It's hard to give a true read on Anthony Davis, because of the fact he's being held back from contact this spring in an effort to keep the star tailback healthy. Davis is pretty indifferent about the coaches' decision to keep him out of contact. He feels like the inside running drills give him enough of a taste of the hitting to stay fresh, but he understands why the staff wants to protect the nation's leading rusher over the last two seasons combined (3,021 yards). In inside running drills, Davis looks as sharp as ever, making the tough cuts and smart reads that are expected from him, while demonstrating bursts of speed to get through holes. Davis is only getting better, and on a team loaded with talent, Davis is perhaps Wisconsin's best player.
- There have been a lot of questions about Dwayne Smith, and his role in this offense.
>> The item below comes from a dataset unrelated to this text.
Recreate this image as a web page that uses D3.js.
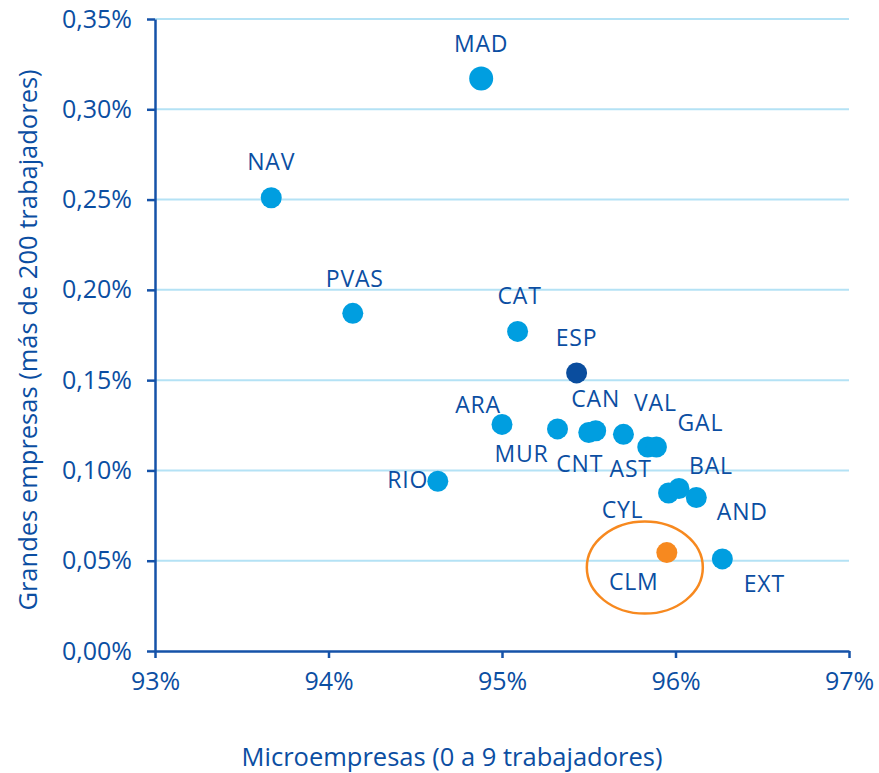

In the majority of the nation's Division I football programs, Smith would be the starting tailback. His contributions last season might have been overlooked, in that a true freshman came in and performed admirably and consistently at a very tough position to do so. Smith will be used in the same backfield as Davis on many occasions, giving the Badgers a two-headed monster that defensive coordinators are going to have a lot of sleepless nights preparing for. Smith's conditioning is second-to-none in the Badger program (I hope he's not planning on competing against me in this weekend's Mr. Wisconsin) and his intelligence is well-documented.
- At the same time, it's going to be awfully difficult to keep Booker Stanley off the field. Whenever somebody comes to a UW practice that isn't familiar with the team, the question is almost always asked, "Who is No. 32?" The reporter from Sports Illustrated asked me that yesterday, wondering about the redshirt freshman who always sticks out because of his combination of speed, power and explosiveness. Stanley will likely be a great back someday. He will be on the field this season in some capacity, but with Davis and Smith ahead of him, it might take time for him to really make a huge splash in the program.
- Phillip Fuller is another back that could make an impact down the road. Whether he has fully recovered from his horrible injury suffered nearly two years ago, only he knows. But he certainly has shown some promise during spring practice. He is not at the level of Davis, Smith and Stanley, but it would be unfair to expect that out of him at this point. With a year of seasoning in the Badger program, going through the grind of fall camp and the week-to-week preparation throughout his freshman season, he could develop into a solid option in the backfield.
- Jerone Pettus could once again be a victim of numbers this season. Unfortunately, in the very limited opportunities Pettus had last season, he did not do anything to help his cause. His job as a kick returner will probably not be there this fall, with more explosive options available to Special Teams Coach Brian Murphy. But Pettus continues to work hard, and hopefully he will have some opportunities to prove himself once again. He has worked as hard as anyone in the program to get better. But the talent ahead of him on the depth chart might be too much to overcome.
- Aaron Niay has been a great contributor to the scout team, and he continues to give the defense a good look every practice. While Davis sits out the contact, Niay takes the brunt of the No. 1 defense's punishment in live hitting situations. He is one of those hard-working walk-ons that help everyone get better on a daily basis.